### Written instruction
Emit the data below verbatim, stripping out any pictures.

### Given material
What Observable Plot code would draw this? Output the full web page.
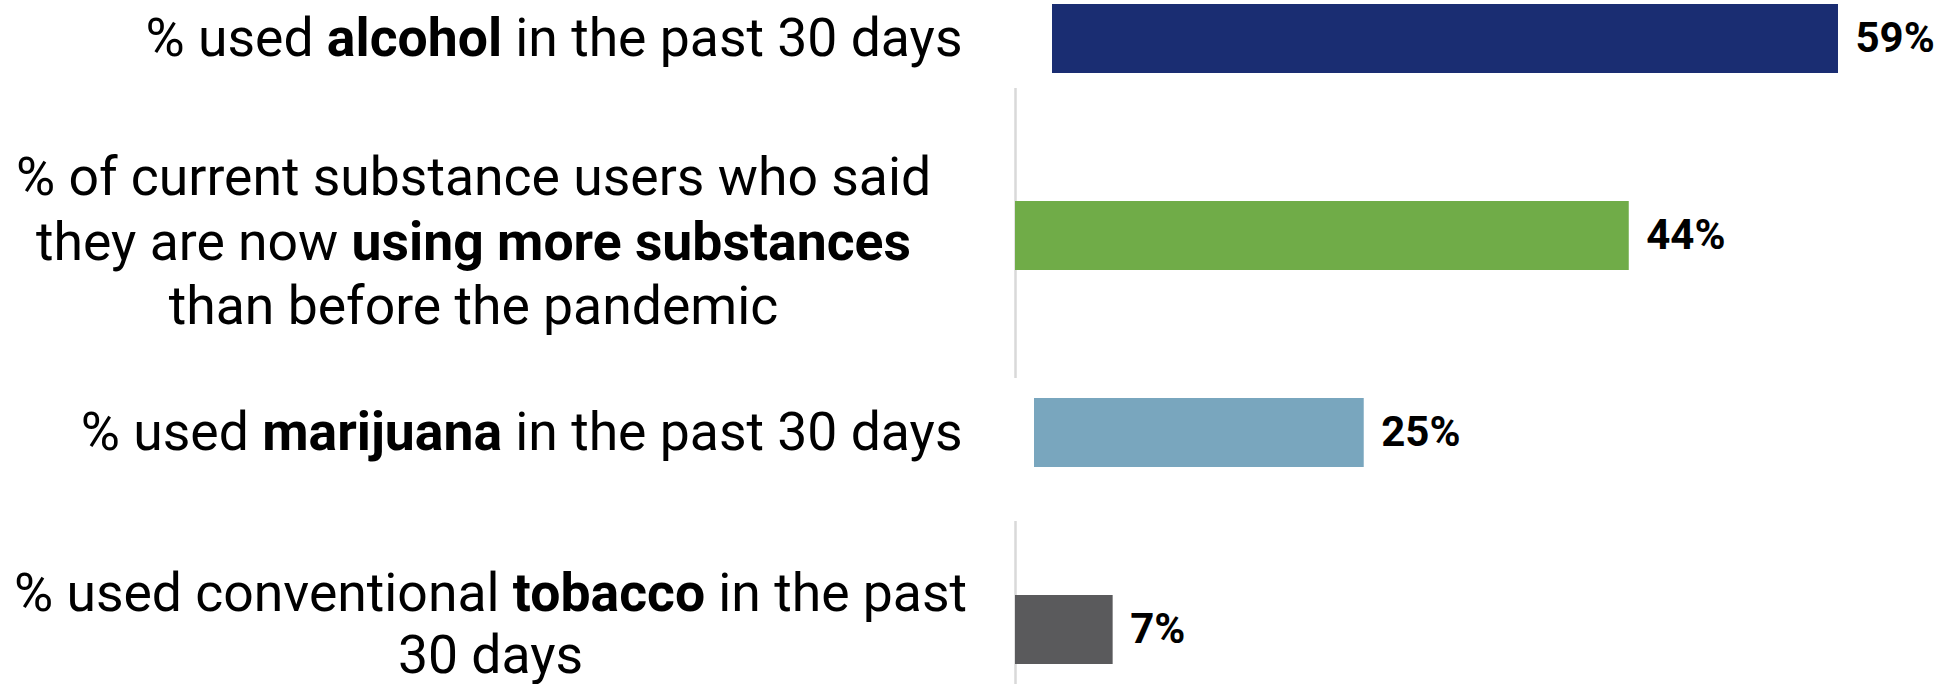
<!DOCTYPE html>
<html>
<head>
<meta charset="utf-8">
<script src="https://cdn.jsdelivr.net/npm/d3@7"></script>
<script src="https://cdn.jsdelivr.net/npm/@observablehq/plot@0.6"></script>
<style>
  html, body { margin: 0; padding: 0; background: #fff; }
  #chart { width: 1944px; height: 684px; }
</style>
</head>
<body>
<div id="chart"></div>
<script>
// Category labels (**...** marks bold words, \n marks a line break)
const categories = [
  "% used **alcohol** in the past 30 days",
  "% of current substance users who said\nthey are now **using more substances**\nthan before the pandemic",
  "% used **marijuana** in the past 30 days",
  "% used conventional **tobacco** in the past\n30 days"
];
// Percent values
const values = [59, 44, 25, 7];

const data = categories.map((label, i) => ({label, value: values[i]}));

const barColors = ["#1a2d72", "#70ac48", "#79a6be", "#5a5a5c"];
const lineColor = "#d9d9d9";

const is = k => d => d.label === categories[k];

const svg = Plot.plot({
  width: 1944,
  height: 684,
  marginLeft: 1015,
  marginRight: 0,
  marginTop: 2,
  marginBottom: 19,
  x: {domain: [0, 66.6], axis: null},
  y: {domain: categories, axis: null, paddingInner: 0.65, paddingOuter: 0},
  color: {domain: categories, range: barColors},
  style: {fontFamily: "Roboto, 'Noto Sans', sans-serif", background: "white", color: "black"},
  marks: [
    // baseline segments
    Plot.ruleX([0], {insetTop: 86, insetBottom: 287, stroke: lineColor, strokeWidth: 2.5}),
    Plot.ruleX([0], {insetTop: 519, insetBottom: -19, stroke: lineColor, strokeWidth: 2.5}),
    // bars
    Plot.barX(data, {filter: is(0), x: "value", y: "label", fill: "label", insetLeft: 37}),
    Plot.barX(data, {filter: is(1), x: "value", y: "label", fill: "label"}),
    Plot.barX(data, {filter: is(2), x: "value", y: "label", fill: "label", insetLeft: 19}),
    Plot.barX(data, {filter: is(3), x: "value", y: "label", fill: "label"}),
    // value labels
    Plot.text(data, {x: "value", y: "label", text: d => d.value + "%", textAnchor: "start",
      dx: 17, fontSize: 42, fontWeight: "bold", fill: "black"}),
    // category labels
    Plot.text(data, {filter: d => !d.label.includes("\n"), y: "label", text: "label", frameAnchor: "left",
      textAnchor: "end", dx: -53, fontSize: 53.5, fill: "black", className: "catlabel"}),
    Plot.text(data, {filter: is(1), y: "label", text: "label", frameAnchor: "left",
      textAnchor: "middle", dx: -542, dy: 3, fontSize: 53.5, lineHeight: 1.2, fill: "black", className: "catlabel"}),
    Plot.text(data, {filter: is(3), y: "label", text: "label", frameAnchor: "left",
      textAnchor: "middle", dx: -525, dy: -8, fontSize: 53.5, lineHeight: 1.17, fill: "black", className: "catlabel"})
  ]
});

// Turn **bold** markers into bold tspans
const NS = "http://www.w3.org/2000/svg";
function richify(el) {
  const s = el.textContent;
  if (!s.includes("**")) return;
  el.textContent = "";
  s.split("**").forEach((part, i) => {
    if (!part) return;
    const t = document.createElementNS(NS, "tspan");
    if (i % 2 === 1) t.setAttribute("font-weight", "bold");
    t.textContent = part;
    el.appendChild(t);
  });
}
svg.querySelectorAll(".catlabel text").forEach(txt => {
  const spans = txt.querySelectorAll(":scope > tspan");
  if (spans.length) spans.forEach(richify);
  else richify(txt);
});

document.getElementById("chart").appendChild(svg);
</script>
</body>
</html>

### Response to the exercise
What Observable Plot code would draw this? Output the full web page.
<!DOCTYPE html>
<html>
<head>
<meta charset="utf-8">
<script src="https://cdn.jsdelivr.net/npm/d3@7"></script>
<script src="https://cdn.jsdelivr.net/npm/@observablehq/plot@0.6"></script>
<style>
  html, body { margin: 0; padding: 0; background: #fff; }
  #chart { width: 1944px; height: 684px; }
</style>
</head>
<body>
<div id="chart"></div>
<script>
// Category labels (**...** marks bold words, \n marks a line break)
const categories = [
  "% used **alcohol** in the past 30 days",
  "% of current substance users who said\nthey are now **using more substances**\nthan before the pandemic",
  "% used **marijuana** in the past 30 days",
  "% used conventional **tobacco** in the past\n30 days"
];
// Percent values
const values = [59, 44, 25, 7];

const data = categories.map((label, i) => ({label, value: values[i]}));

const barColors = ["#1a2d72", "#70ac48", "#79a6be", "#5a5a5c"];
const lineColor = "#d9d9d9";

const is = k => d => d.label === categories[k];

const svg = Plot.plot({
  width: 1944,
  height: 684,
  marginLeft: 1015,
  marginRight: 0,
  marginTop: 2,
  marginBottom: 19,
  x: {domain: [0, 66.6], axis: null},
  y: {domain: categories, axis: null, paddingInner: 0.65, paddingOuter: 0},
  color: {domain: categories, range: barColors},
  style: {fontFamily: "Roboto, 'Noto Sans', sans-serif", background: "white", color: "black"},
  marks: [
    // baseline segments
    Plot.ruleX([0], {insetTop: 86, insetBottom: 287, stroke: lineColor, strokeWidth: 2.5}),
    Plot.ruleX([0], {insetTop: 519, insetBottom: -19, stroke: lineColor, strokeWidth: 2.5}),
    // bars
    Plot.barX(data, {filter: is(0), x: "value", y: "label", fill: "label", insetLeft: 37}),
    Plot.barX(data, {filter: is(1), x: "value", y: "label", fill: "label"}),
    Plot.barX(data, {filter: is(2), x: "value", y: "label", fill: "label", insetLeft: 19}),
    Plot.barX(data, {filter: is(3), x: "value", y: "label", fill: "label"}),
    // value labels
    Plot.text(data, {x: "value", y: "label", text: d => d.value + "%", textAnchor: "start",
      dx: 17, fontSize: 42, fontWeight: "bold", fill: "black"}),
    // category labels
    Plot.text(data, {filter: d => !d.label.includes("\n"), y: "label", text: "label", frameAnchor: "left",
      textAnchor: "end", dx: -53, fontSize: 53.5, fill: "black", className: "catlabel"}),
    Plot.text(data, {filter: is(1), y: "label", text: "label", frameAnchor: "left",
      textAnchor: "middle", dx: -542, dy: 3, fontSize: 53.5, lineHeight: 1.2, fill: "black", className: "catlabel"}),
    Plot.text(data, {filter: is(3), y: "label", text: "label", frameAnchor: "left",
      textAnchor: "middle", dx: -525, dy: -8, fontSize: 53.5, lineHeight: 1.17, fill: "black", className: "catlabel"})
  ]
});

// Turn **bold** markers into bold tspans
const NS = "http://www.w3.org/2000/svg";
function richify(el) {
  const s = el.textContent;
  if (!s.includes("**")) return;
  el.textContent = "";
  s.split("**").forEach((part, i) => {
    if (!part) return;
    const t = document.createElementNS(NS, "tspan");
    if (i % 2 === 1) t.setAttribute("font-weight", "bold");
    t.textContent = part;
    el.appendChild(t);
  });
}
svg.querySelectorAll(".catlabel text").forEach(txt => {
  const spans = txt.querySelectorAll(":scope > tspan");
  if (spans.length) spans.forEach(richify);
  else richify(txt);
});

document.getElementById("chart").appendChild(svg);
</script>
</body>
</html>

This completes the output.